Of course I wasn’t always like that. As a child I enjoyed Mario as much as the next kid, or Sonic’s super-speed (though I never had a Sega system). My second Nintendo game was Hudson’s Adventure Island, and as simplistic as it was, I played the hell out of it. Wolfenstein 3d, Doom, Duke Nukem: they all entertained me for a long time. But as I came across console RPGs, such as Final Fantasy, 7th Saga, and Dragon Warrior, and soon thereafter came across PC RPGs, such as Might and Magic, Syndicate, and Legacy: Realm of Terror, I knew that platformers and shooters weren’t really what was for me. I enjoyed this more character and story-driven play. I enjoyed making and maximizing my characters. And from there, things just got more and more complicated.
It peaked for me in WoW – Yes – WoW. Hardmode raiding – coordinating large groups of people to do difficult tasks – was the peak of that complexity. You had to know your gearing. You had to know your rotation. You had to know the other raiders’ capabilities. You had to know the fight mechanics. You had to hold so much in your head at once that it really was a challenge, compared to, say, Dragon Age, which was fun, but was only a matter of time until you won, since you could reload again and again and again.
Then something broke, and since then, I’ve been regressing. The complexity – mostly of the social interactivity to be honest – of WoW raiding stopped being attractive. I tried a beautifully complicated and micro-management driven 4x game, Star Ruler, and found it too complicated to get in to. I re-tried Fire Emblem and found it repulsively unforgiving. Even Civ 5, a – to be honest – very simple 4x game, frustrates me to no end when it outperforms me.
So instead of playing WoW seriously or spending hours micromanaging cities or trying to figure out the absolute best move in a tactical RPG, I play Puzzle Quest 2, which is just Bejeweled set in a fantasy RPG, or I level in WoW, or I turn Civ 5 down to King mode (just above normal – call it 6 on a difficulty scale of 10 or so) so there’s no way I’ll lose. I spend time playing, rather than having fun playing. I work to avoid failure instead of chasing success.
I’m not proud of any of this. I’m not particularly happy that I’m turning back into the janitor at the local factory (Flowers for Algernon reference – no offense to janitors). I see it happening, and I try to challenge myself (Star Ruler and Fire Emblem, Round 2, were in the past week), but I just can’t get sold on games like that. I’m not particularly into D3, either, as I think it’s too simple, so I’m not completely done just yet, but I think it’s only a matter of time.
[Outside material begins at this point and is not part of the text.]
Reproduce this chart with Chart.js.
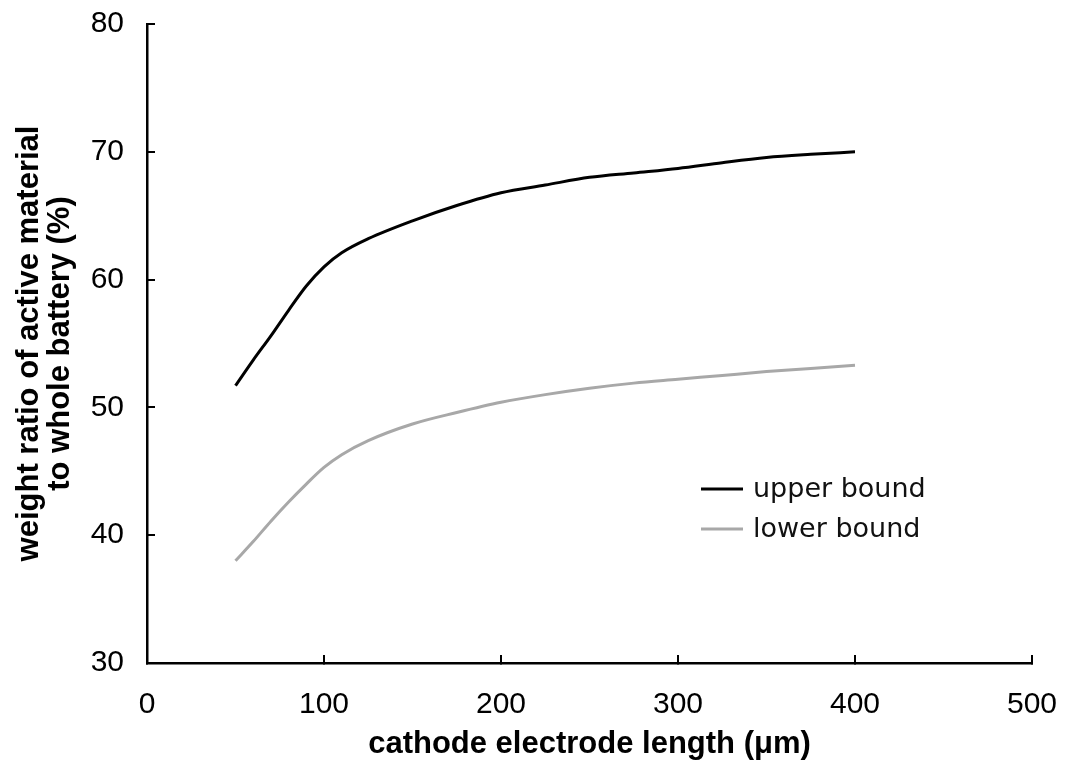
<!DOCTYPE html>
<html><head><meta charset="utf-8">
<script src="https://cdn.jsdelivr.net/npm/chart.js@4/dist/chart.umd.min.js"></script>
<style>html,body{margin:0;padding:0;background:#fff}#wrap{width:1068px;height:772px;position:relative}</style>
</head><body><div id="wrap"><canvas id="c" width="1068" height="772"></canvas></div>
<script>
const xValues = [50,60,70,80,90,100,110,125,150,175,200,225,250,275,300,325,350,375,400];
const upperBound = [51.7,53.7,55.6,57.6,59.5,61.0,62.1,63.2,64.6,65.8,66.8,67.4,68.0,68.35,68.7,69.15,69.55,69.8,70.0];
const lowerBound = [38.0,39.5,41.1,42.6,44.0,45.3,46.3,47.4,48.7,49.6,50.4,51.0,51.5,51.9,52.2,52.5,52.8,53.05,53.3];
const seriesNames = ['upper bound','lower bound'];
const xTicks = [0,100,200,300,400,500];
const yTicks = [30,40,50,60,70,80];
const xTitle = 'cathode electrode length (\u03bcm)';
const yTitle = ['weight ratio of active material','to whole battery (%)'];

const toPts = (xs, ys) => xs.map((x,i)=>({x:x, y:ys[i]}));

const insideLegend = {
  id:'insideLegend',
  afterDatasetsDraw(chart, args, opts){
    const ctx = chart.ctx;
    ctx.save();
    ctx.font = opts.font;
    ctx.textBaseline = 'middle';
    ctx.textAlign = 'left';
    chart.data.datasets.forEach((ds,i)=>{
      const y = opts.y + i*opts.spacing;
      ctx.strokeStyle = ds.borderColor;
      ctx.lineWidth = ds.borderWidth;
      ctx.beginPath();
      ctx.moveTo(opts.x, y);
      ctx.lineTo(opts.x + opts.lineLen, y);
      ctx.stroke();
      ctx.fillStyle = '#111';
      ctx.fillText(ds.label, opts.x + opts.lineLen + opts.gap, y + 1);
    });
    ctx.restore();
  }
};

function noPad(s){ s.paddingLeft = 0; s.paddingRight = 0; s.paddingTop = 0; s.paddingBottom = 0; }

new Chart(document.getElementById('c'), {
  type:'line',
  data:{
    datasets:[
      {label:seriesNames[0], data:toPts(xValues, upperBound), borderColor:'#000000', borderWidth:3, pointRadius:0, cubicInterpolationMode:'monotone', fill:false},
      {label:seriesNames[1], data:toPts(xValues, lowerBound), borderColor:'#a8a8a8', borderWidth:3, pointRadius:0, cubicInterpolationMode:'monotone', fill:false}
    ]
  },
  options:{
    responsive:false,
    animation:false,
    devicePixelRatio:1,
    layout:{padding:{left:0, right:36, top:24, bottom:0}},
    plugins:{
      legend:{display:false},
      tooltip:{enabled:false},
      insideLegend:{x:701, y:489, spacing:40, lineLen:42, gap:10, font:'27px "DejaVu Sans"'}
    },
    scales:{
      x:{
        type:'linear', min:0, max:500,
        afterBuildTicks(s){ s.ticks = xTicks.map(v=>({value:v})); },
        afterFit(s){ s.height = 772 - 663; noPad(s); },
        border:{display:true, color:'#000', width:2.5},
        grid:{display:true, drawOnChartArea:false, drawTicks:true, tickLength:-8, color:'#000', lineWidth:2},
        ticks:{padding:32, color:'#000', font:{family:'"Liberation Sans", Arial, sans-serif', size:30}},
        title:{display:true, text:xTitle, color:'#000', padding:{top:0,bottom:12}, font:{family:'"Liberation Sans", Arial, sans-serif', size:31, weight:'bold', lineHeight:1.0}}
      },
      y:{
        type:'linear', min:30, max:80,
        afterBuildTicks(s){ s.ticks = yTicks.map(v=>({value:v})); },
        afterFit(s){ s.width = 147; noPad(s); },
        border:{display:true, color:'#000', width:2.5},
        grid:{display:true, drawOnChartArea:false, drawTicks:true, tickLength:-8, color:'#000', lineWidth:2},
        ticks:{padding:31, color:'#000', font:{family:'"Liberation Sans", Arial, sans-serif', size:30}},
        title:{display:true, text:yTitle, color:'#000', padding:{top:14,bottom:0}, font:{family:'"Liberation Sans", Arial, sans-serif', size:31, weight:'bold', lineHeight:1.0}}
      }
    }
  },
  plugins:[insideLegend]
});
</script>
</body></html>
I can be academic about this regression and go with Koster, saying that I’ve mastered all the skills those other game teach and am bored with them. I can be a little self-loathing and say that as I age the increasing complexity is no longer the right kind of thinking for my brain (studies actually show that you don’t get mentally slower with old age, just mentally different. You get better at holistic problems and worse at details.). I can make excuses and say that since my job is so mentally taxing (and figuring out how to teach reading and writing to adults, some of whom have a lot of negative baggage regarding education is both mentally and emotionally taxing). I can lay blame and say that WoW broke me. But none of these things really ring true, at least not wholly. I’m sure some mixture of all of them is what’s at play, but to be honest, even that doesn’t feel right.
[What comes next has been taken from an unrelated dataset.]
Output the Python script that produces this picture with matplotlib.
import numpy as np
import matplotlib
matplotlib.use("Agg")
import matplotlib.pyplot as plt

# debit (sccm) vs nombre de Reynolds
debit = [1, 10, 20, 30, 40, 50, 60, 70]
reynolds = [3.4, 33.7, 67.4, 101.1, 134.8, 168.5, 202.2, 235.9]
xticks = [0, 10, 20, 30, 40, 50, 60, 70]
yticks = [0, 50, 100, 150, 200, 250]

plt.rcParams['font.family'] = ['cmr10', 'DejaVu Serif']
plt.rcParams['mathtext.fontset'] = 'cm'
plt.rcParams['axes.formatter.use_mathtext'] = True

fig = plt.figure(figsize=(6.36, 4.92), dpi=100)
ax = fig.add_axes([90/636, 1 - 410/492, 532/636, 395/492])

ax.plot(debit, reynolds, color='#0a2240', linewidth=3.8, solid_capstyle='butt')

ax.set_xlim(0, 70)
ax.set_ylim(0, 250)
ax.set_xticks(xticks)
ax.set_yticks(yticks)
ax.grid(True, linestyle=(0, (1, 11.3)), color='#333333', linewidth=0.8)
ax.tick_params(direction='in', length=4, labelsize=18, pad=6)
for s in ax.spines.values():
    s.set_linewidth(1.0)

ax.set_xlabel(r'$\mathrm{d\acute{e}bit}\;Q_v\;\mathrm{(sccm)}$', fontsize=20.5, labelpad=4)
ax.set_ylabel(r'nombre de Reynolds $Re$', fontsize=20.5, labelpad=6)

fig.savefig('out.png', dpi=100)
The truth is I don’t know what’s changed. I’m planning a correspondence on something that I’m having a hard time titling with a mixture of Gaming and mid-life crisis (Mid-game crisis? That sounds like you start but don’t to finish a game. Game-life crisis? That doesn’t really make sense. This is raptor and rapture all over again) and maybe in exploring that I’ll find out more about this, but I’ve seen the shift happening around us recently, and while not everyone I see changing is regressing, some certainly are. Perhaps the regression is really just a return to our roots, a return to a warm, worn-in comforter. Perhaps it really is some type of degeneration. Who knows?